### WHAT THE TASK REQUIRES:
In the records below, begin at the line that has "Reproduce this chart with Bokeh." and stop after the line that has "hc_ticks = [66, 68, 70, 72, 74, 76]"; quote those lines verbatim and nothing more.

### EXCERPTED DATA:
------------------------------------------------------------

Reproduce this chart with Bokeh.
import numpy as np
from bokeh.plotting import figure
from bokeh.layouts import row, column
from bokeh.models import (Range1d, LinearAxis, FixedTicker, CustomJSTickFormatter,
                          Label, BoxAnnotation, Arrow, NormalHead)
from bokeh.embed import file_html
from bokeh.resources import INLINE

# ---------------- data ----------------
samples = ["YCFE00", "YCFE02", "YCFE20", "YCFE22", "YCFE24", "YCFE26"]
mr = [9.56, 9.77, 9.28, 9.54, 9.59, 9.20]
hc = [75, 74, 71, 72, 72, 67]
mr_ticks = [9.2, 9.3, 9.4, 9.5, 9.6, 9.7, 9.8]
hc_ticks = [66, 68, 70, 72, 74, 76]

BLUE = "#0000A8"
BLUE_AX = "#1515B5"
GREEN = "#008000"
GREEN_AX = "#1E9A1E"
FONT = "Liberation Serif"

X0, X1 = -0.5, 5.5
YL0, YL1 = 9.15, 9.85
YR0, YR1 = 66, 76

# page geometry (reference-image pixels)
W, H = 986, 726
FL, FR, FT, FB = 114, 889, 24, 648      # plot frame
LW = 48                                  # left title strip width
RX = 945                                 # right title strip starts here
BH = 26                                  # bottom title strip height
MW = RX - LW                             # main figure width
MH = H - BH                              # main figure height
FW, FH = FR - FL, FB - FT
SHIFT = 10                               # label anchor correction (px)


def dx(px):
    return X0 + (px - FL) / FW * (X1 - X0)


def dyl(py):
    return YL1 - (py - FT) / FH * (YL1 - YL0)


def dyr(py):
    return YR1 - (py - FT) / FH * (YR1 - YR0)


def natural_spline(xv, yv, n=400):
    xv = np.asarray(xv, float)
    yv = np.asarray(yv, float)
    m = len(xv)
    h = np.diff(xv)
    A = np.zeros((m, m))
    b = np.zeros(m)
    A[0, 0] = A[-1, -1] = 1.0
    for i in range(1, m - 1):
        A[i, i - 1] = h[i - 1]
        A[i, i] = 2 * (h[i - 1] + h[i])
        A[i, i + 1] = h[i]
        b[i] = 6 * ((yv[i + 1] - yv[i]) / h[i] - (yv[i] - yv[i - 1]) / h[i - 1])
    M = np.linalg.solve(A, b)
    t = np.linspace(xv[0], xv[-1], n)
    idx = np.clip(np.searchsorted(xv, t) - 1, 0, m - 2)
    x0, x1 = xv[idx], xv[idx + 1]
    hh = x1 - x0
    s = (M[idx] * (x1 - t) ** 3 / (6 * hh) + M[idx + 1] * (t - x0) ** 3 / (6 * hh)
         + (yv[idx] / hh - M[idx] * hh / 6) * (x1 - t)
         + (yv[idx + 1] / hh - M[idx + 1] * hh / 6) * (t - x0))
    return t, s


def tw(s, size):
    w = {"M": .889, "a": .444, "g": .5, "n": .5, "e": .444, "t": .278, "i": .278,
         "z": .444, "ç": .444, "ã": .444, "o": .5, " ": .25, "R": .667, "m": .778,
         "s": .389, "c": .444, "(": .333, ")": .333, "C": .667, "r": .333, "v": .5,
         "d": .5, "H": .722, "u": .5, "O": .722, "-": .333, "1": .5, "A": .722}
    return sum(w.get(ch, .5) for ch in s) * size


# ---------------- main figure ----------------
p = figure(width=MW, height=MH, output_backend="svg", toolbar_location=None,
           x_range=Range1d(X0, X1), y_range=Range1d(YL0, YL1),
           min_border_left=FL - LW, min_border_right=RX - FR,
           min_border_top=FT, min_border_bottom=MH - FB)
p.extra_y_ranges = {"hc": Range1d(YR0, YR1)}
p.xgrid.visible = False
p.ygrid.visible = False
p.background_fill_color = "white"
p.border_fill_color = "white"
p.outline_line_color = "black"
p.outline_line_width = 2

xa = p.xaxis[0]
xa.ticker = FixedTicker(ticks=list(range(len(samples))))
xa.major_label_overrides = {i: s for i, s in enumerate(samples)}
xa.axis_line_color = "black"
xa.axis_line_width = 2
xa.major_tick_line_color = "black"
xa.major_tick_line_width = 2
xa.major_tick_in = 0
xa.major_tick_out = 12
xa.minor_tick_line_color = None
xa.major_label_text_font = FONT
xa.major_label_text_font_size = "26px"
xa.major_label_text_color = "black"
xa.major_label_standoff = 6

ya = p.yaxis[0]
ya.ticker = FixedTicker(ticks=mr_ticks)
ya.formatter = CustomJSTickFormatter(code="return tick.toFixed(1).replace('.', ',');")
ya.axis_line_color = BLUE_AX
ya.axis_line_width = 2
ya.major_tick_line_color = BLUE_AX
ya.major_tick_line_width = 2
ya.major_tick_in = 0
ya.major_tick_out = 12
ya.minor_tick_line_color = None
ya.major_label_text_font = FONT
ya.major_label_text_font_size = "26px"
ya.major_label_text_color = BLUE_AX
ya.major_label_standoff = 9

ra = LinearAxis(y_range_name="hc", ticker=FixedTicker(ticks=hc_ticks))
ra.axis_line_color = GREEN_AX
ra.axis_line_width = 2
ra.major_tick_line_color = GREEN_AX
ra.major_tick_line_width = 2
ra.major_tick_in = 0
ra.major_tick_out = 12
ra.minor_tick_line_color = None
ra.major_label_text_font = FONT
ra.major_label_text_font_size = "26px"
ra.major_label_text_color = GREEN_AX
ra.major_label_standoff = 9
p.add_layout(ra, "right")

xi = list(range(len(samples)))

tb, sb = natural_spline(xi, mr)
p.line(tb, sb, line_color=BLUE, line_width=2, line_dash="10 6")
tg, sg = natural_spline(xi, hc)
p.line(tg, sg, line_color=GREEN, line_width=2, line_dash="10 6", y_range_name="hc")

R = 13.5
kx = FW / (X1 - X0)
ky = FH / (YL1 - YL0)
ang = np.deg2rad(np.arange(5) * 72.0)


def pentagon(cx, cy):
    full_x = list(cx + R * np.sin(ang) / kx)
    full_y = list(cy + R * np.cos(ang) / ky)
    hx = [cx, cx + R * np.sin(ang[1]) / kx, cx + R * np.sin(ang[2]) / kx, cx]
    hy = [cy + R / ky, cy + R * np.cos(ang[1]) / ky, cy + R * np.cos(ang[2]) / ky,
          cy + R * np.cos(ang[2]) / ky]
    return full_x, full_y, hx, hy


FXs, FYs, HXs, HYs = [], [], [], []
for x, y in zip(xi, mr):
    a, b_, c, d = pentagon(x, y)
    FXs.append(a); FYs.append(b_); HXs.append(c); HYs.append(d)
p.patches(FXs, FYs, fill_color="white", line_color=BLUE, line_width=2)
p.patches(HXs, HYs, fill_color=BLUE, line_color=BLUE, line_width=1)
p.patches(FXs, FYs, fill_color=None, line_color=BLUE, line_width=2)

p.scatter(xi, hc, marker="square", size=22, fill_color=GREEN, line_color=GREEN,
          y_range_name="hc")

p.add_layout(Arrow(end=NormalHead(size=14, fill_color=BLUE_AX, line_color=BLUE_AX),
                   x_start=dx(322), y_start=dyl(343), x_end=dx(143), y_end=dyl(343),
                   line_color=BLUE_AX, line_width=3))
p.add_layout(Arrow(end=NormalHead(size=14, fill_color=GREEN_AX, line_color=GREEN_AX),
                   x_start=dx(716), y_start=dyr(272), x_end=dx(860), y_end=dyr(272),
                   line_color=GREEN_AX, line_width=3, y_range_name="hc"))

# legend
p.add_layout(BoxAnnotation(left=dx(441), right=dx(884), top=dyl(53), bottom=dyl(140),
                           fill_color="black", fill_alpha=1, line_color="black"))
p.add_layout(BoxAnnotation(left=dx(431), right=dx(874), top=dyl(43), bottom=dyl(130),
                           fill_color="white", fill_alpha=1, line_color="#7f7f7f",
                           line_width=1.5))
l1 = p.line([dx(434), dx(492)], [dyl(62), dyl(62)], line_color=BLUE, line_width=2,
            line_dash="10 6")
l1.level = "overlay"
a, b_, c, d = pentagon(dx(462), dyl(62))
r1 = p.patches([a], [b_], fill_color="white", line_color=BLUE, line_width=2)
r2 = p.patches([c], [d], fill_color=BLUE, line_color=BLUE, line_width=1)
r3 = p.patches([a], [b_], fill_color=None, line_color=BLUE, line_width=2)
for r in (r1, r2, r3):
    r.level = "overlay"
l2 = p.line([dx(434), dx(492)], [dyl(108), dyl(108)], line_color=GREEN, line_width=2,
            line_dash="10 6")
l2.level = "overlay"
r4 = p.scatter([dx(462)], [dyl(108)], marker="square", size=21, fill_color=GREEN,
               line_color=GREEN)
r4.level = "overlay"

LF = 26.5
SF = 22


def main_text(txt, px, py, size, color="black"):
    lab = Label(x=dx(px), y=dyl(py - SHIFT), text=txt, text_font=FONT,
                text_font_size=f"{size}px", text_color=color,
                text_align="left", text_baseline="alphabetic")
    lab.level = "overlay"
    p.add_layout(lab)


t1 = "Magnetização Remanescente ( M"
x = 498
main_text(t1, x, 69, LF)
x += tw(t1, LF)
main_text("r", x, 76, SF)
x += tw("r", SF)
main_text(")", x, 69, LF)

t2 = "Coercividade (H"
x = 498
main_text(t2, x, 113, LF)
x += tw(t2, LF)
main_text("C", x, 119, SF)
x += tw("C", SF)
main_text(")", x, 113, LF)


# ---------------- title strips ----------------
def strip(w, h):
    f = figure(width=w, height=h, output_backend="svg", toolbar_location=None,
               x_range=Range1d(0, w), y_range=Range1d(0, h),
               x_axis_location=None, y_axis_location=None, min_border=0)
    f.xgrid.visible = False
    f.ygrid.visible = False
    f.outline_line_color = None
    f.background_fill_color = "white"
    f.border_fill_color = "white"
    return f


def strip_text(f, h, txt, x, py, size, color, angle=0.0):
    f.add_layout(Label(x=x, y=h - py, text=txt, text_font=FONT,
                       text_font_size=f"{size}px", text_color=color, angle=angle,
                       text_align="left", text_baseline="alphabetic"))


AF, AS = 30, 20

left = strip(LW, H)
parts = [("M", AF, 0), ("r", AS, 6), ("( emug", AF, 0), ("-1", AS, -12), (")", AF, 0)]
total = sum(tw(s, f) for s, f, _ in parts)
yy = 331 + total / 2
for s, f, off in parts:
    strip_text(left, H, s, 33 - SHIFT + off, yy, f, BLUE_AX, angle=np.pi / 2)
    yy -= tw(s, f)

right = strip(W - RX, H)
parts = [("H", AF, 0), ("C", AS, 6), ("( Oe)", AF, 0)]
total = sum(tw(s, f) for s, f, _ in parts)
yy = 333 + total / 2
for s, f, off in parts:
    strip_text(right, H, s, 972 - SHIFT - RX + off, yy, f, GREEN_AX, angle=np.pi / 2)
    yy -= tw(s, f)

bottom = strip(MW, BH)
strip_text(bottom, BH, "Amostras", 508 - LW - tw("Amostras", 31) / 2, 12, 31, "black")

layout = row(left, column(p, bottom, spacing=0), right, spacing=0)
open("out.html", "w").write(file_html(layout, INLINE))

------------------------------------------------------------

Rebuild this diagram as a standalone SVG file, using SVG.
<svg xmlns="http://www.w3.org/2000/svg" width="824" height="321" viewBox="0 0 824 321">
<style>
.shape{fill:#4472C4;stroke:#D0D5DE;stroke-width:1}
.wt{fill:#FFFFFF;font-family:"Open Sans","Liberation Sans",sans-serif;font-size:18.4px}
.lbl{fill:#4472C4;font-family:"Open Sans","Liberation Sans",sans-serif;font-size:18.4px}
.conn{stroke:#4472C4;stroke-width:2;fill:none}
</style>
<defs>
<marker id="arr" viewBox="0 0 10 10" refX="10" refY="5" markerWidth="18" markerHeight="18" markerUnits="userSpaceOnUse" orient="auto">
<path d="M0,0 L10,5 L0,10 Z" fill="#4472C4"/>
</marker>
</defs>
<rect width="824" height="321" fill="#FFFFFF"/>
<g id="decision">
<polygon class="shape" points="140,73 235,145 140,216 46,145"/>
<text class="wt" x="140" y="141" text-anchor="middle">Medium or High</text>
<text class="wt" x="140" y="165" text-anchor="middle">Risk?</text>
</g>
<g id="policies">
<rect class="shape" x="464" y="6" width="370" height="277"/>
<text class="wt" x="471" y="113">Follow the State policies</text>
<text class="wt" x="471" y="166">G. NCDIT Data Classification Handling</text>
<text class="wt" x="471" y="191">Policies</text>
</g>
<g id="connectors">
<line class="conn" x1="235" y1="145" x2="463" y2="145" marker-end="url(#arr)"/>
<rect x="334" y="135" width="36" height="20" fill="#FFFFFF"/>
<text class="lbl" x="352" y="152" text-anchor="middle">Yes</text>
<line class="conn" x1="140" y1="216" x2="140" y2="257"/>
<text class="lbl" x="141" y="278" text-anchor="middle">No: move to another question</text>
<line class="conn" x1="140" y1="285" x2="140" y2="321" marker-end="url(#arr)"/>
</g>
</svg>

------------------------------------------------------------

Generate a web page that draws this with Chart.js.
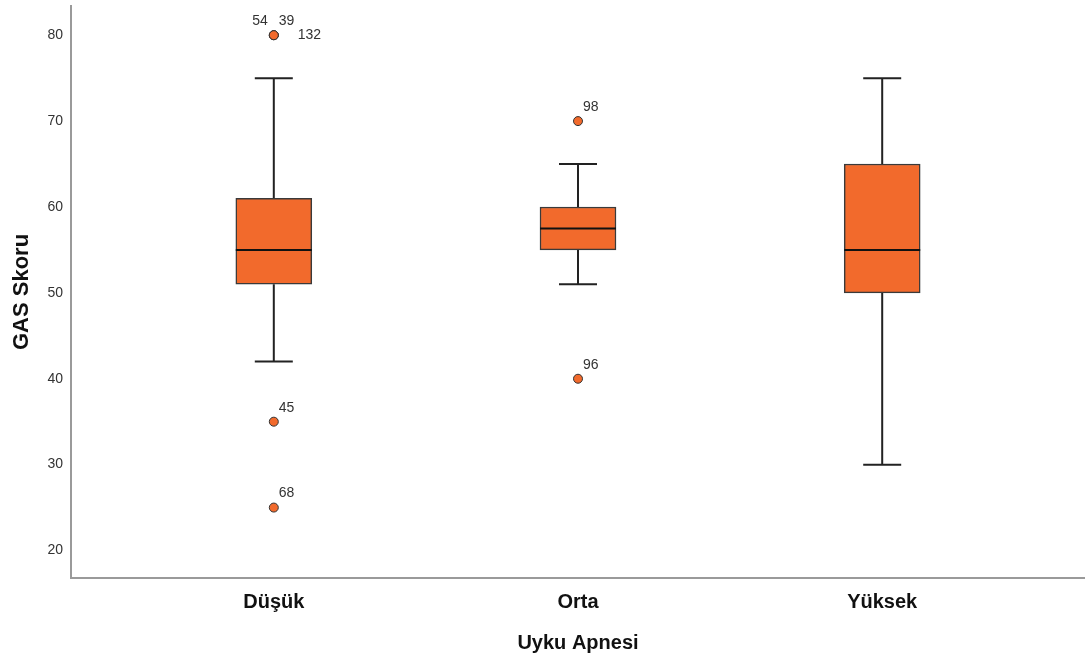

------------------------------------------------------------

### EXERCISE RESULT:
Reproduce this chart with Bokeh.
import numpy as np
from bokeh.plotting import figure
from bokeh.layouts import row, column
from bokeh.models import (Range1d, LinearAxis, FixedTicker, CustomJSTickFormatter,
                          Label, BoxAnnotation, Arrow, NormalHead)
from bokeh.embed import file_html
from bokeh.resources import INLINE

# ---------------- data ----------------
samples = ["YCFE00", "YCFE02", "YCFE20", "YCFE22", "YCFE24", "YCFE26"]
mr = [9.56, 9.77, 9.28, 9.54, 9.59, 9.20]
hc = [75, 74, 71, 72, 72, 67]
mr_ticks = [9.2, 9.3, 9.4, 9.5, 9.6, 9.7, 9.8]
hc_ticks = [66, 68, 70, 72, 74, 76]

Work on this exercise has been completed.